Sunday, July 06, 2008

The Aging Narcissistic Parent

If you have been carrying the cross of dealing with a narcissistic(Narcissistic Personality Disorder - NPD) parent, here is an excellent set of articles. I found this "Aging" article particularly helpful, as persons who continue to exhibit these behaviors(coping mechanisms) throughout their lives often become worse with age. One paragraph struck me as very insightful, and as being part of the painful letting go process:

"The first step in extricating yourself from the tentacles of an overly demanding narcissistic parent is admitting that your parent suffers from NPD. This is not as easy as it may sound, as many a child of a narcissist will tell you. It is extremely difficult for an adult child to come to grips with the fact that their parent never did, and never will, love them in the way that they needed and wanted to be loved. Of course, this feeling is not exclusive to children of narcissists. It is a process that comes as a by-product of many situations that may be present in childhood."

Read more here.

Check here for a thorough listing of personality traits associated with NPD. If you find most of these traits to be relevant to your situation with your parent, you will find validation. Personality traits like this are not normal, even if they seem normalized by dint of having been raised to experience no different from a parent. They must be extreme in nature and consistent in most or all situations across the person's lifetime. These are not just annoying behaviors, they are abusive in nature, and they affect everyone who comes in contact with the person.

In Christ there is healing for all: "I have been crucified with Christ; yet I live, no longer I, but Christ lives in me. —Galatians 2:19b-20a

Our Lord said, "I am the Way and the Truth and the Life. No man comes to the Father except through Me." -- Gospel of St John 14:6.
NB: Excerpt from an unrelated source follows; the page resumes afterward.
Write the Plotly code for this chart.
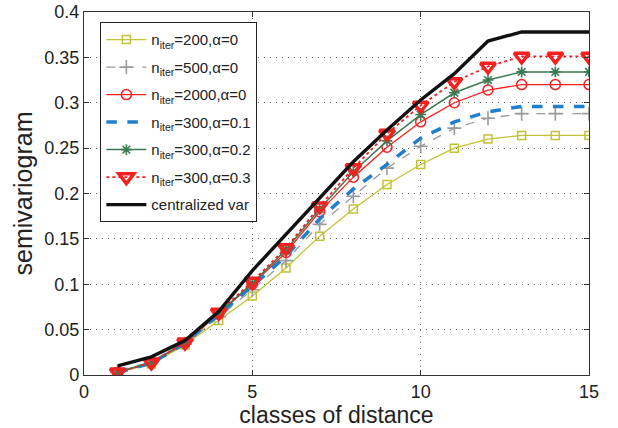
import plotly.graph_objects as go

x = list(range(1, 16))

y_200_a0 = [0.003, 0.012, 0.033, 0.060, 0.087, 0.118, 0.153, 0.183, 0.210, 0.232, 0.250, 0.260, 0.264, 0.264, 0.264]
y_500_a0 = [0.003, 0.013, 0.034, 0.064, 0.094, 0.126, 0.166, 0.197, 0.228, 0.252, 0.272, 0.283, 0.288, 0.288, 0.288]
y_2000_a0 = [0.003, 0.014, 0.035, 0.067, 0.100, 0.135, 0.180, 0.218, 0.251, 0.279, 0.300, 0.314, 0.320, 0.320, 0.320]
y_300_a01 = [0.003, 0.013, 0.035, 0.066, 0.098, 0.131, 0.172, 0.205, 0.232, 0.261, 0.279, 0.290, 0.296, 0.296, 0.296]
y_300_a02 = [0.003, 0.014, 0.036, 0.068, 0.101, 0.138, 0.183, 0.224, 0.258, 0.287, 0.311, 0.325, 0.334, 0.334, 0.334]
y_300_a03 = [0.003, 0.014, 0.036, 0.069, 0.103, 0.140, 0.186, 0.228, 0.266, 0.297, 0.323, 0.340, 0.351, 0.351, 0.351]
y_central = [0.010, 0.020, 0.038, 0.070, 0.115, 0.155, 0.196, 0.235, 0.270, 0.303, 0.332, 0.368, 0.378, 0.378, 0.378]

names = [
    "n<sub>iter</sub>=200,α=0",
    "n<sub>iter</sub>=500,α=0",
    "n<sub>iter</sub>=2000,α=0",
    "n<sub>iter</sub>=300,α=0.1",
    "n<sub>iter</sub>=300,α=0.2",
    "n<sub>iter</sub>=300,α=0.3",
    "centralized var",
]

fig = go.Figure()

fig.add_trace(go.Scatter(x=x, y=y_200_a0, name=names[0], legendgroup="g0", mode="lines+markers",
                         line=dict(color="#c2c236", width=1.3),
                         marker=dict(symbol="square-open", size=8, color="#c2c236", line=dict(width=1.5))))
fig.add_trace(go.Scatter(x=x, y=y_500_a0, name=names[1], legendgroup="g1", mode="lines+markers",
                         line=dict(color="#9a9a9a", width=1.3, dash="dash"),
                         marker=dict(symbol="cross-thin-open", size=10, color="#9a9a9a", line=dict(width=1.6, color="#9a9a9a"))))
fig.add_trace(go.Scatter(x=x, y=y_2000_a0, name=names[2], legendgroup="g2", mode="lines+markers",
                         line=dict(color="#f52020", width=1.3),
                         marker=dict(symbol="circle-open", size=10, color="#f52020", line=dict(width=1.5))))
fig.add_trace(go.Scatter(x=x, y=y_300_a01, name=names[3], legendgroup="g3", mode="lines",
                         line=dict(color="#1f7fcc", width=3.5, dash="dash")))
fig.add_trace(go.Scatter(x=x, y=y_300_a02, name=names[4], legendgroup="g4", mode="lines+markers",
                         line=dict(color="#3a7a52", width=1.5),
                         marker=dict(symbol="asterisk-open", size=9, color="#3a7a52", line=dict(width=1.6, color="#3a7a52"))))
fig.add_trace(go.Scatter(x=x, y=y_300_a03, name=names[5], legendgroup="g5", mode="lines+markers",
                         line=dict(color="#f52020", width=1.8, dash="dot"),
                         marker=dict(symbol="triangle-down-open", size=13, color="#f52020", line=dict(width=3.5, color="#f52020"))))
fig.add_trace(go.Scatter(x=x, y=y_central, name=names[6], legendgroup="g6", mode="lines",
                         line=dict(color="#111111", width=3.4)))

axis_common = dict(
    showline=True, linecolor="#333333", linewidth=1.3, mirror="ticks",
    ticks="inside", ticklen=5, tickcolor="#333333",
    showgrid=True, gridcolor="#666666", griddash="1px,5px", gridwidth=1,
    zeroline=False, automargin=False,
    tickfont=dict(size=18, color="#222222"),
)

fig.update_layout(
    width=618, height=428,
    margin=dict(l=84, r=29, t=12, b=53),
    paper_bgcolor="white", plot_bgcolor="white",
    font=dict(family="Liberation Sans, Arial, sans-serif", color="#222222"),
    xaxis=dict(range=[0, 15], tickvals=[0, 5, 10, 15],
               title=dict(text="classes of distance", font=dict(size=23), standoff=2),
               **axis_common),
    yaxis=dict(range=[0, 0.4], tickvals=[0, 0.05, 0.1, 0.15, 0.2, 0.25, 0.3, 0.35, 0.4],
               ticktext=["0", "0.05", "0.1", "0.15", "0.2", "0.25", "0.3", "0.35", "0.4"],
               title=dict(text="semivariogram", font=dict(size=25), standoff=4),
               **axis_common),
    legend=dict(x=0.032, y=0.972, xanchor="left", yanchor="top",
                bgcolor="white", bordercolor="#222222", borderwidth=1.2,
                font=dict(size=15, color="#222222"), tracegroupgap=5,
                itemwidth=40),
    showlegend=True,
)

fig.write_html("out.html", config={"displayModeBar": False},
               post_script="document.body.style.margin='0';document.body.style.overflow='hidden';")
Christ and our Holy Mother in Heaven are always there to love us and step in as our parents. Never lose heart; bask in their love for you. You are first and foremost a well loved child of God, and for that we should be joyful and content.

From our Scripture readings today, St. Paul gives us the answer for proper focus and direction: Our Lord said, "Come unto Me, all you who labor and are heavy burdened, and I will give you rest. Take up My yoke[teachings] upon you and learn from Me, for I am meek and humble of heart; and you will find rest for your souls. For My yoke is easy, and My burden light." -- Gospel of St Matthew 11:28-29.

1 comment:

Anonymous said...

Thank you so much for this post. After so many years of searching (and denial) it is all falling into place for me--

I have known for some time now, in my heart, that this is true of BOTH my parents (and a sibling, sigh.) However, it is only now, due to their age related health issues, that I am finally forced to define and refine (and distance) my relationship with them, and what I can and CANNOT do for them in their elder years.

I know what the Bible says about honoring the Mother and Father, but if in being around them leads me to darkness or more devoted years of pain, or ultimately evil, I cannot be fully involved. The responsibility for this choice I alone must accept.

This is where I am today, and your final words of comfort in our Lord, Jesus Christ, is just what I needed. Blessings to you and your family, and your work here.